Key Features of Modern Master Data Management

In addition to the above features, which should be seen as core to any MDM offering, modern – or augmented MDM – offers a whole lot more besides. Modern MDM systems are Cloud-native, can consume vast amounts of data from innumerable sources, and do a lot of the hard, manual work for you by taking advantage of new technologies like Graph databases, Artificial Intelligence (AI) and Machine Learning.

  • Empowering the business user: In the past, MDM systems could only be deployed and managed by IT and technical experts. This is odd, considering that data is a business asset that should be leveraged by every department in order to solve business problems. Modern systems like CluedIn were designed as low/no-code platforms from day one, but have taken this further by integrating generative AI in order to allow non-technical users to manage and use data as part of their everyday work life using natural language processing.

  • Data Modeling: One of the most frustrating parts of any MDM program has to be the time and effort taken to model and map data upfront. This process can take months, in some cases up to a year, and the chances are that once it is “ready” for use by the MDM system it will already be out of date. Platforms like CluedIn completely remove this headache by using Graph to surface the relationships between the data and model it for you. Only CluedIn accepts raw data in its purest, most unconditioned form.
  • Cloud-native: There are lots of MDM systems that claim to be Cloud-native. Most of them however were created prior to the advent of the Cloud and have been retrofitted to work in a Cloud environment. Does this really matter? Well, yes, it does. Unless your MDM platform is genuinely Cloud-native, you won’t be able to take advantage of genuine integrations with other Cloud services, and will continue to be hit with hidden costs, endless software updates, security patches, integration requirements, and scalability issues. CluedIn integrates with 27 Microsoft Azure services out of the box and is designed to work with the economics of the Cloud from day one.

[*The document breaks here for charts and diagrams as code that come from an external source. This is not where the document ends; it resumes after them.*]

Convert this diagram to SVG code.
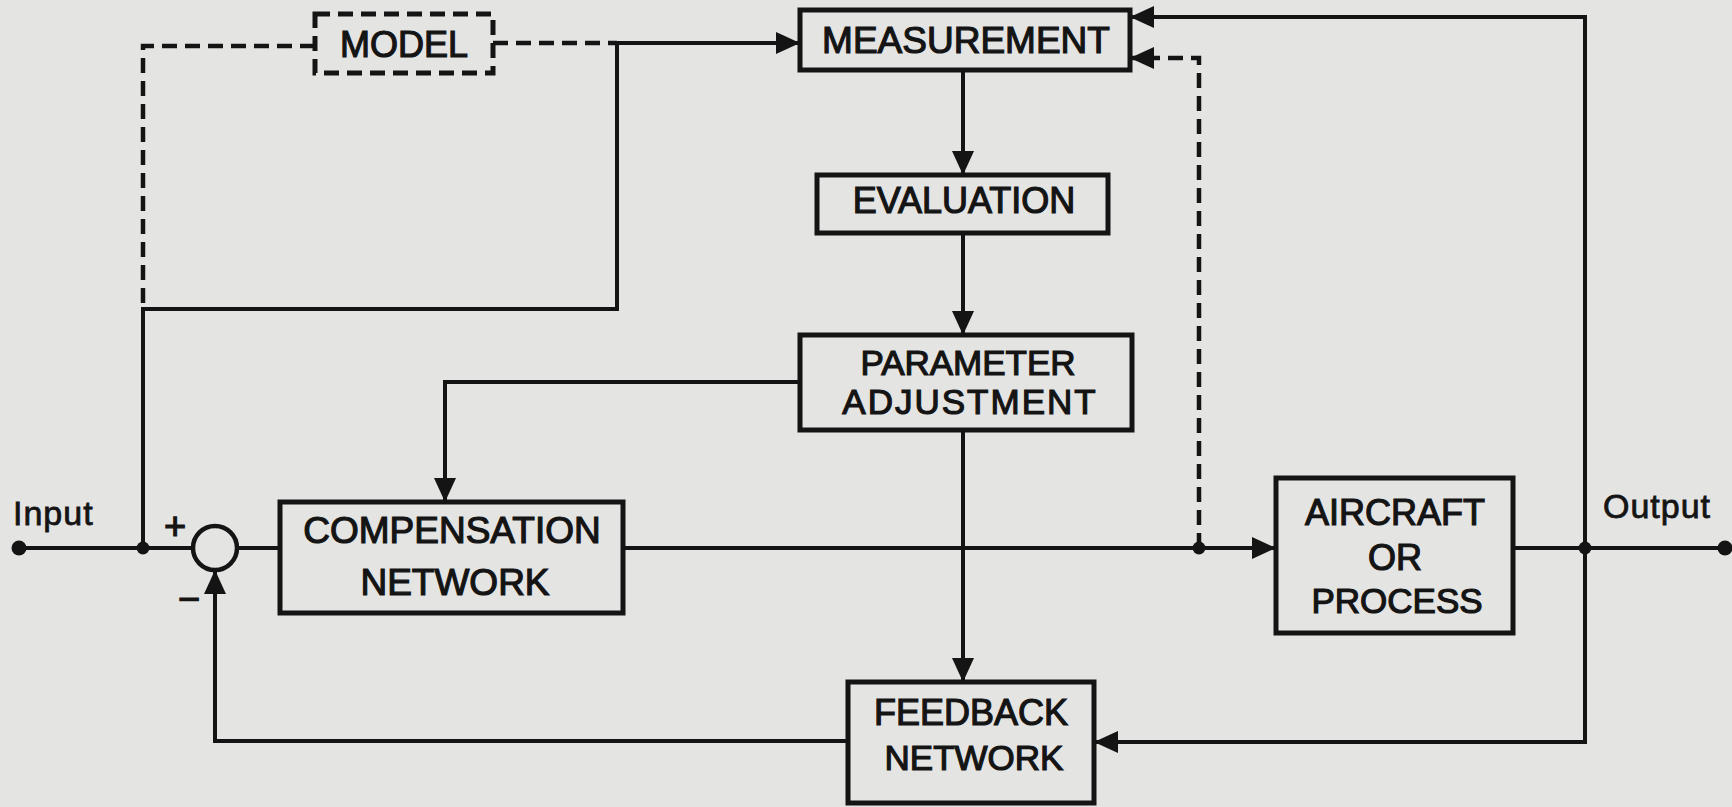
<svg xmlns="http://www.w3.org/2000/svg" width="1732" height="807" viewBox="0 0 1732 807">
<style>
.box{fill:none;stroke:#141414;stroke-width:5}
.dbox{fill:none;stroke:#141414;stroke-width:5;stroke-dasharray:15 8}
.ln{fill:none;stroke:#141414;stroke-width:4}
.dl{fill:none;stroke:#141414;stroke-width:4.5;stroke-dasharray:15 8}
.t{font-family:"Liberation Sans",Arial,sans-serif;font-size:36px;fill:#141414;stroke:#141414;stroke-width:1.2;text-anchor:middle}
.lbl{font-family:"Liberation Sans",Arial,sans-serif;font-size:34px;fill:#141414;stroke:#141414;stroke-width:0.8;letter-spacing:1px}
.dot{fill:#141414}
</style>
<defs>
<marker id="ah" viewBox="0 0 24 22" refX="24" refY="11" markerWidth="24" markerHeight="22" orient="auto" markerUnits="userSpaceOnUse">
<path d="M0,0 L24,11 L0,22 z" fill="#141414"/>
</marker>
</defs>
<rect x="0" y="0" width="1732" height="807" fill="#e4e4e3"/>

<g id="connectors">
<path class="ln" d="M19,548 H193"/>
<path class="ln" d="M237,548 H280"/>
<path class="ln" d="M143,548 V309 H617 V43 H800" marker-end="url(#ah)"/>
<path class="dl" d="M143,303 V46 H315"/>
<path class="dl" d="M493,43 H617"/>
<path class="ln" d="M963,70 V175" marker-end="url(#ah)"/>
<path class="ln" d="M963,233 V335" marker-end="url(#ah)"/>
<path class="ln" d="M963,430 V682" marker-end="url(#ah)"/>
<path class="ln" d="M800,382 H445 V502" marker-end="url(#ah)"/>
<path class="ln" d="M623,548 H1276" marker-end="url(#ah)"/>
<path class="dl" d="M1199,548 V58 H1130" marker-end="url(#ah)"/>
<path class="ln" d="M1513,548 H1725"/>
<path class="ln" d="M1585,548 V17 H1130" marker-end="url(#ah)"/>
<path class="ln" d="M1585,548 V742 H1094" marker-end="url(#ah)"/>
<path class="ln" d="M848,741 H215 V570" marker-end="url(#ah)"/>
<circle class="dot" cx="19" cy="548" r="7.5"/>
<circle class="dot" cx="143" cy="548" r="6.5"/>
<circle class="dot" cx="1199" cy="548" r="6.5"/>
<circle class="dot" cx="1585" cy="548" r="6.5"/>
<circle class="dot" cx="1725" cy="548" r="7.5"/>
</g>

<g id="summing">
<circle cx="215" cy="548" r="22" fill="none" stroke="#141414" stroke-width="4.5"/>
<text class="t" x="175" y="539" style="font-size:38px">+</text>
<text class="t" x="189" y="612" style="font-size:38px">−</text>
</g>

<g id="model">
<rect class="dbox" x="315" y="14" width="178" height="59"/>
<text class="t" x="404" y="57">MODEL</text>
</g>

<g id="measurement">
<rect class="box" x="800" y="10" width="330" height="60"/>
<text class="t" x="966" y="53" style="font-size:37px">MEASUREMENT</text>
</g>

<g id="evaluation">
<rect class="box" x="817" y="175" width="291" height="58"/>
<text class="t" x="964" y="213">EVALUATION</text>
</g>

<g id="parameter">
<rect class="box" x="800" y="335" width="332" height="95"/>
<text class="t" x="968" y="375" style="font-size:35px">PARAMETER</text>
<text class="t" x="970" y="414" style="font-size:35px;letter-spacing:2px">ADJUSTMENT</text>
</g>

<g id="compensation">
<rect class="box" x="280" y="502" width="343" height="111"/>
<text class="t" x="452" y="543" style="font-size:37px">COMPENSATION</text>
<text class="t" x="455" y="595" style="font-size:37px">NETWORK</text>
</g>

<g id="aircraft">
<rect class="box" x="1276" y="478" width="237" height="155"/>
<text class="t" x="1395" y="525">AIRCRAFT</text>
<text class="t" x="1395" y="570">OR</text>
<text class="t" x="1397" y="613" style="font-size:35px">PROCESS</text>
</g>

<g id="feedback">
<rect class="box" x="848" y="682" width="246" height="121"/>
<text class="t" x="971" y="725">FEEDBACK</text>
<text class="t" x="974" y="770" style="font-size:35px">NETWORK</text>
</g>

<g id="labels">
<text class="lbl" x="13" y="525">Input</text>
<text class="lbl" x="1603" y="518">Output</text>
</g>
</svg>
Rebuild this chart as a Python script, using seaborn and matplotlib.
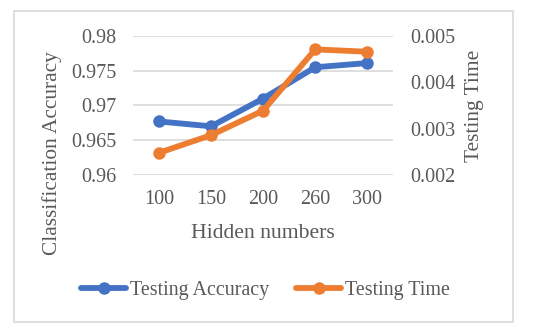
import matplotlib
matplotlib.use("Agg")
import matplotlib.pyplot as plt
import seaborn as sns
import pandas as pd
from matplotlib.patches import Rectangle
from matplotlib.lines import Line2D

# data
hidden_numbers = ["100", "150", "200", "260", "300"]
testing_accuracy = [0.9677, 0.9670, 0.9710, 0.9755, 0.9761]
testing_time = [0.00248, 0.00286, 0.00339, 0.00471, 0.00466]

acc_color = "#4472C4"
time_color = "#ED7D31"
text_color = "#595959"
grid_color = "#D9D9D9"

sns.set_style("white")
plt.rcParams["font.family"] = ["Liberation Serif", "DejaVu Serif"]

df = pd.DataFrame({
    "hidden": hidden_numbers,
    "pos": range(len(hidden_numbers)),
    "acc": testing_accuracy,
    "time": testing_time,
})

fig = plt.figure(figsize=(5.5, 3.33), dpi=100)
ax = fig.add_axes([0.242, 0.4745, 0.473, 0.4175])
ax2 = ax.twinx()

sns.lineplot(data=df, x="pos", y="acc", ax=ax, color=acc_color, marker="o",
             linewidth=4.2, markersize=9, markeredgewidth=0, zorder=3)
sns.lineplot(data=df, x="pos", y="time", ax=ax2, color=time_color, marker="o",
             linewidth=4.2, markersize=9, markeredgewidth=0, zorder=3)

ax.set_xlim(-0.5, len(hidden_numbers) - 0.5)
ax.set_ylim(0.96, 0.98)
ax.set_yticks([0.96, 0.965, 0.97, 0.975, 0.98])
ax.set_yticklabels(["0.96", "0.965", "0.97", "0.975", "0.98"])
ax2.set_ylim(0.002, 0.005)
ax2.set_yticks([0.002, 0.003, 0.004, 0.005])
ax2.set_yticklabels(["0.002", "0.003", "0.004", "0.005"])
ax.set_xticks(df["pos"])
ax.set_xticklabels(hidden_numbers)

ax.yaxis.grid(True, color=grid_color, linewidth=1.2)
ax.set_axisbelow(True)
for a in (ax, ax2):
    for s in a.spines.values():
        s.set_visible(False)
    a.tick_params(length=0, labelsize=14.5, colors=text_color)
ax.tick_params(axis="x", pad=11)
ax.tick_params(axis="y", pad=12)
ax2.tick_params(axis="y", pad=12)

ax.set_xlabel("Hidden numbers", fontsize=15.6, color=text_color)
ax.xaxis.set_label_coords(0.5, -0.35)
ax.set_ylabel("Classification Accuracy", fontsize=15.4, color=text_color)
ax.yaxis.set_label_coords(-0.273, 0.155)
ax2.set_ylabel("Testing Time", fontsize=15.4, color=text_color)
ax2.yaxis.set_label_coords(1.277, 0.5)

handles = [
    Line2D([], [], color=acc_color, marker="o", linewidth=4.2, markersize=9,
           markeredgewidth=0, label="Testing Accuracy"),
    Line2D([], [], color=time_color, marker="o", linewidth=4.2, markersize=9,
           markeredgewidth=0, label="Testing Time"),
]
fig.legend(handles=handles, loc="center", bbox_to_anchor=(0.483, 0.129), ncol=2,
           frameon=False, fontsize=14.4, labelcolor=text_color, handlelength=2.25,
           handletextpad=0.2, columnspacing=1.35)

# light frame around the chart
fig.patches.append(Rectangle((0.025, 0.033), 0.907, 0.935, transform=fig.transFigure,
                             fill=False, edgecolor="#D9D9D9", linewidth=1.2))

fig.savefig("out.png", dpi=100)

There are many parallels to be drawn from the relationship between Data Warehouses and Data Lakehouses, and the relationship between traditional and modern MDM systems. In the end, all data management systems should exist to make it easier and more cost-effective for your data to work with the business and for the business. There is also one key difference – while Warehouses and Lakehouses were designed for users with specific technical skills like SQL and Python, the same is not true of MDM. MDM systems were always intended to be used by business and domain experts. However, to this day, traditional MDM systems have almost exclusively needed technical specialists to implement and manage. This is partly why it has been so difficult for MDM projects to successfully demonstrate business value.

Modern MDM counters this issue by making it easy for almost anyone with basic computer literacy to interact directly with data. The closer the relationship between computer and data literacy becomes, the higher the likelihood of a truly data-driven business becomes.